We’ve all heard it from our parents and grandparents before: “In MY day…”
But before you head toward the eye-roll, less conspicuous tune-out or the more polite nod-and-smile, the Bullitt County Museum has posted a recent donation: the 1912 eighth grade exit exam for the Kentucky county’s schools.
There has been no shortage of claims in recent years that the rigor of American education has declined. Substantial criticism has argued that sweeping efforts — both national and local — to make American students more competitive have only made things worse.

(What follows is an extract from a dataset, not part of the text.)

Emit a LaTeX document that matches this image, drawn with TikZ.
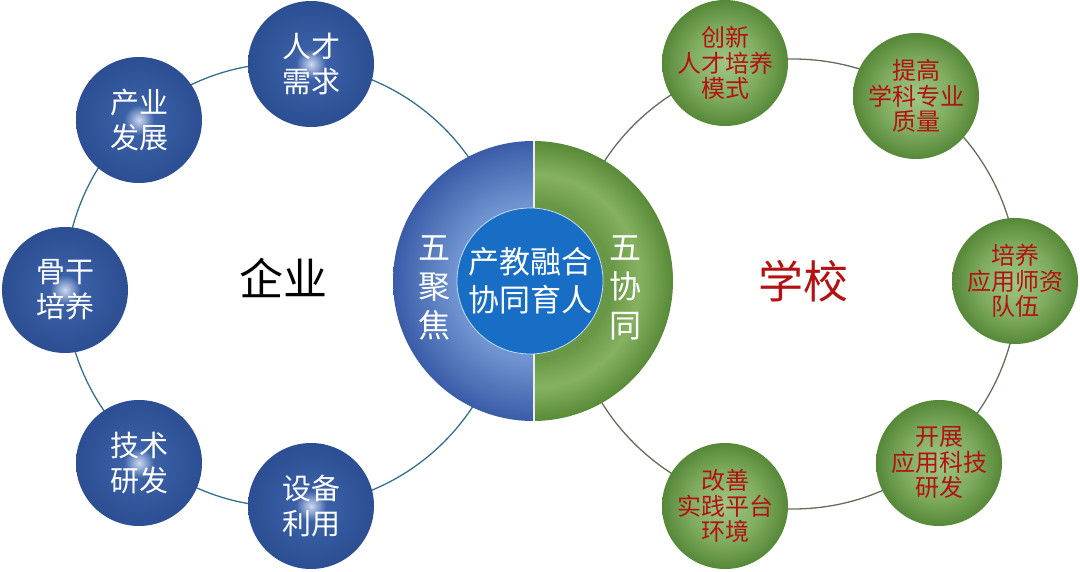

American students are continuously proving to know less in subjects like history. A study released last October by the American Council of Trustees and Alumni and GfK roper saw abysmal results on surveys gauging American history literacy among college graduates. The results seemingly echoed the findings of two viral videos from earlier last year that suggested students do not possess adequate knowledge of U.S. history, politics and current events.
A 2010 study by the National Assessment of Educational Progress (NAEP) showed the U.S. history testing scores are “stagnant,” with only 9 percent of fourth graders correctly identifying a photograph of Abraham Lincoln and stating two reasons for his importance.
Lee White, executive director of the National History Coalition, says the problem stems from history’s place in American curriculum.
“They’ve narrowed the curriculum to teach to the test. History has been deemphasized,” he said. “You can’t expect kids to have great scores in history when they’re not being taught history.”